Was it wrong to leave a marriage when my ex-husband had tried to kill my son and me?

Question:

Was I wrong to leave the marriage? My ex-husband tried to kill my son and me. He told me that he was a baptized Christian. Then he said he was Catholic. After that, he said he did not believe in God at all and cursed His name many times. I have since remarried, but I wonder if this was done in sin?

Answer:

It isn't wrong to leave a marriage if your spouse is a danger to you or your children, but such cases do not give you a right to marry another person. "Now to the married I command, yet not I but the Lord: A wife is not to depart from her husband. But even if she does depart, let her remain unmarried or be reconciled to her husband. And a husband is not to divorce his wife" (I Corinthians 7:10-11). The only time remarriage is allowed is upon the death of the spouse (Romans 7:2-3), or if the divorce is because the husband is committing sexual sins (Matthew 19:9). Since that was the case here, you are committing adultery by taking another husband.

Question:

Since my ex-husband caused the death of the marriage and he was the man that separated us, am I still under the bonds of that marriage? Also, does his spiritual death count as once he was Christian and now he is an atheist?
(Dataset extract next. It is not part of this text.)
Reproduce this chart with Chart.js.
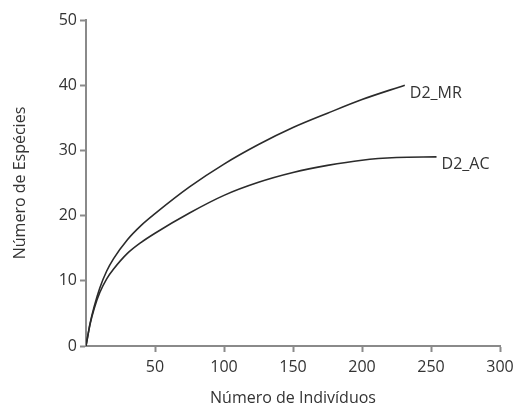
<!DOCTYPE html>
<html>
<head>
<meta charset="utf-8">
<script src="https://cdn.jsdelivr.net/npm/chart.js@4"></script>
<style>
 html,body{margin:0;padding:0;background:#fff;}
 #wrap{width:515px;height:408px;}
</style>
</head>
<body>
<div id="wrap"><canvas id="curvas" width="515" height="408"></canvas></div>
<script>
// ===== DADOS =====
const xMR=[0,3,6,10,15,20,30,40,50,75,100,125,150,175,200,231];
const yMR=[0,3.5,6.1,8.9,11.5,13.4,16.3,18.5,20.3,24.4,27.9,30.9,33.5,35.7,37.8,40.0];
const xAC=[0,3,6,10,15,20,30,40,50,75,100,125,150,175,200,225,254];
const yAC=[0,3.4,5.8,8.2,10.3,11.8,14.2,15.9,17.3,20.4,23.1,25.1,26.6,27.7,28.5,28.9,29.0];
const nomes=["D2_MR","D2_AC"];
const xTicks=[50,100,150,200,250,300];

const pts=(xs,ys)=>xs.map((x,i)=>({x:x,y:ys[i]}));
const cinza="#8a8a8a", texto="#333";
const fonte="'Open Sans', 'Noto Sans', sans-serif";

// rótulo no fim de cada curva
const rotulos={
 id:"rotulos",
 afterDatasetsDraw(chart){
  const ctx=chart.ctx, sx=chart.scales.x, sy=chart.scales.y;
  ctx.save();
  ctx.font="16px "+fonte;
  ctx.fillStyle=texto;
  ctx.textBaseline="middle";
  chart.data.datasets.forEach(ds=>{
   const p=ds.data[ds.data.length-1];
   ctx.fillText(ds.label,sx.getPixelForValue(p.x)+5,sy.getPixelForValue(p.y)+8);
  });
  ctx.restore();
 }
};

const eixo={
 border:{color:cinza,width:2},
 grid:{drawOnChartArea:false,drawTicks:true,tickLength:6,tickColor:cinza,tickWidth:2},
};

new Chart(document.getElementById("curvas"),{
 type:"line",
 data:{datasets:[
  {label:nomes[0],data:pts(xMR,yMR),borderColor:"#2b2b2b",borderWidth:1.6,pointRadius:0,cubicInterpolationMode:"monotone"},
  {label:nomes[1],data:pts(xAC,yAC),borderColor:"#2b2b2b",borderWidth:1.6,pointRadius:0,cubicInterpolationMode:"monotone"}
 ]},
 options:{
  responsive:false,animation:false,
  layout:{padding:{top:20,right:15,left:0,bottom:0}},
  plugins:{legend:{display:false},tooltip:{enabled:false}},
  scales:{
   x:{
    type:"linear",min:0,max:300,
    ...eixo,
    afterBuildTicks:s=>{s.ticks=xTicks.map(v=>({value:v}));},
    afterFit:s=>{s.height=62;s.paddingLeft=0;s.paddingRight=0;},
    ticks:{color:texto,font:{family:fonte,size:16},padding:6,maxRotation:0},
    title:{display:true,text:"Número de Indivíduos",color:texto,font:{family:fonte,size:16},padding:{top:0,bottom:0}}
   },
   y:{
    min:0,max:50,
    ...eixo,
    ticks:{stepSize:10,color:texto,font:{family:fonte,size:16},padding:3},
    afterFit:s=>{s.width=86;s.paddingTop=0;s.paddingBottom=0;},
    title:{display:true,text:"Número de Espécies",color:texto,font:{family:fonte,size:16},padding:{top:11,bottom:0}}
   }
  }
 },
 plugins:[rotulos]
});
</script>
</body>
</html>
And what shall I do with my current husband of three years?

Answer:

Be silly and try to twist God's words all you want, but it doesn't change the truth. Marriages end when the spouse dies, not when the marriage dies. "For the woman who has a husband is bound by the law to her husband as long as he lives. But if the husband dies, she is released from the law of her husband. So then if, while her husband lives, she marries another man, she will be called an adulteress; but if her husband dies, she is free from that law, so that she is no adulteress, though she has married another man" (Romans 7:2-3).

And no, Christianity is not a requirement for a continuing marriage. "For the unbelieving husband is sanctified by the wife, and the unbelieving wife is sanctified by the husband; otherwise your children would be unclean, but now they are holy. But if the unbeliever departs, let him depart; a brother or a sister is not under bondage in such cases. But God has called us to peace" (I Corinthians 7:14-15). The last statement gives permission to let a marriage dissolve when an unbelieving spouse does not wish to stay, but it contains no permission for remarriage. Besides, you left him because you saw him as dangerous, not because he lost his faith in God. Now you are trying to say he is the one who left.

You freely entered into a covenant with your first husband. No one forced you. You did your own choosing, poor as you might now realize. Your choices came with responsibilities and consequences. You are committing adultery with the man you are currently living with. What you do about that depends on how much you want to live by God's standards.